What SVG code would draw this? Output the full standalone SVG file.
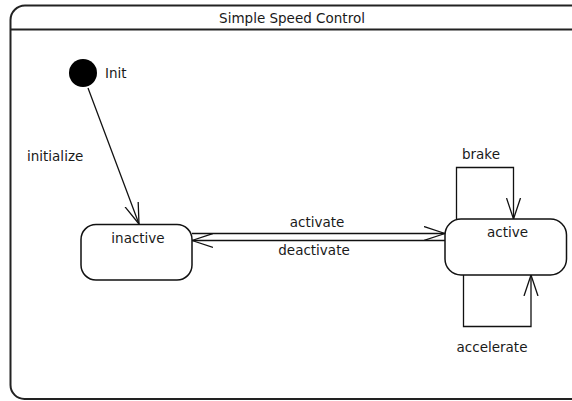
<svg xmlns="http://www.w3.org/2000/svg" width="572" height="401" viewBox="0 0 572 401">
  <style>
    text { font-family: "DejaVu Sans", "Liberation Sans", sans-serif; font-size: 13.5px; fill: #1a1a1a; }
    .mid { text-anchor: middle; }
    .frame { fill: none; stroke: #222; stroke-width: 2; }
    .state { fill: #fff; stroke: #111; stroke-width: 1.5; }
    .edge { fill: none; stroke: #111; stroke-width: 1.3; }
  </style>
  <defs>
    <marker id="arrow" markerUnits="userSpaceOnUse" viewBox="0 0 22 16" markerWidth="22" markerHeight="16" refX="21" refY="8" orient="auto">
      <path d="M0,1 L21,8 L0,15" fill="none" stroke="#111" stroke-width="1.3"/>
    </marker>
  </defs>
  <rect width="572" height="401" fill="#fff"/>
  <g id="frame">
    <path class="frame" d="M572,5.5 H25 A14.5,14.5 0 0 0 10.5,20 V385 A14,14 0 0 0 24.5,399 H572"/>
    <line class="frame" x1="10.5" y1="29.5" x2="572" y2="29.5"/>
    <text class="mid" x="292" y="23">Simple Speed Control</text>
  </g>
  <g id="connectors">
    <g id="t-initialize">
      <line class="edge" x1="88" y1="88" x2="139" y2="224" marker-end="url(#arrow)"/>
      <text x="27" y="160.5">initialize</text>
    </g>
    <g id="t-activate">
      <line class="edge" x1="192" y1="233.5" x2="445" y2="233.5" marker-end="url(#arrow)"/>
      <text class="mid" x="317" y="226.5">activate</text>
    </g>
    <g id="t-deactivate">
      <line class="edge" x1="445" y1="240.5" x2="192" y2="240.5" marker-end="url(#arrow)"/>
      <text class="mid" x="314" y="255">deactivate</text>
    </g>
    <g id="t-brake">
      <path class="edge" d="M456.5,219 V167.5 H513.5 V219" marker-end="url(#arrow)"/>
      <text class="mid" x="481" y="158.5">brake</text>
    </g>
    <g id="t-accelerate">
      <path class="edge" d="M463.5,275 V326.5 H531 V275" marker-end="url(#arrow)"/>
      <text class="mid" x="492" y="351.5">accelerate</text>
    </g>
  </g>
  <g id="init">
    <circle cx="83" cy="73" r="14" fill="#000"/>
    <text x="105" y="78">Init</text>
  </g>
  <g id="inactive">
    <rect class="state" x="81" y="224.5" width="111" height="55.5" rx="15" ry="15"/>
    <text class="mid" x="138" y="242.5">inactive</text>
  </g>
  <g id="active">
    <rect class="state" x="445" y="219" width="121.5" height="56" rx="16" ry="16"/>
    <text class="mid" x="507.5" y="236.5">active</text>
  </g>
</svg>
---
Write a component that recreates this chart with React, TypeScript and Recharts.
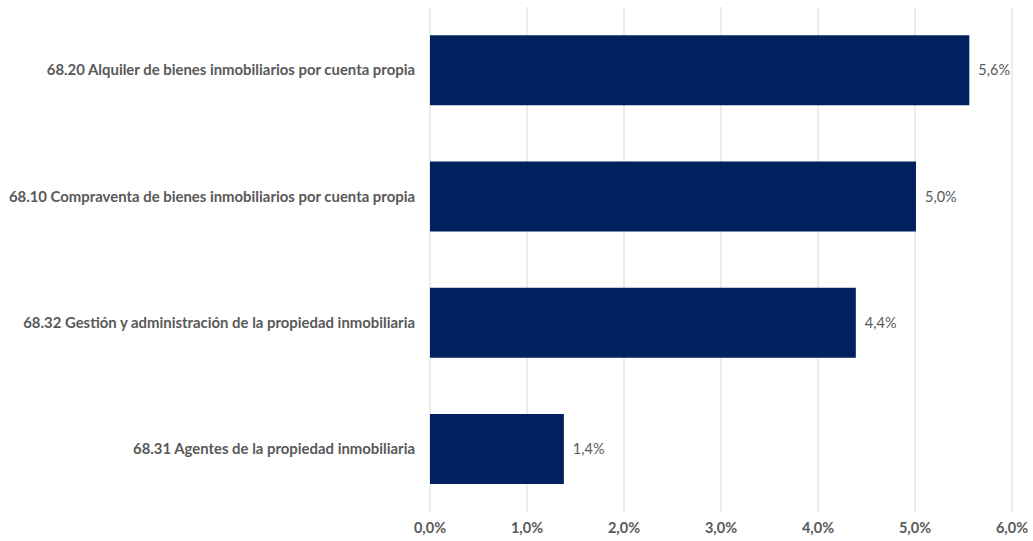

◆ **Aim**: Return the lines of the records that include the string "this".

◆ **Written reply**:
What SVG code would draw this? Output the full standalone SVG file.
Write a component that recreates this chart with React, TypeScript and Recharts.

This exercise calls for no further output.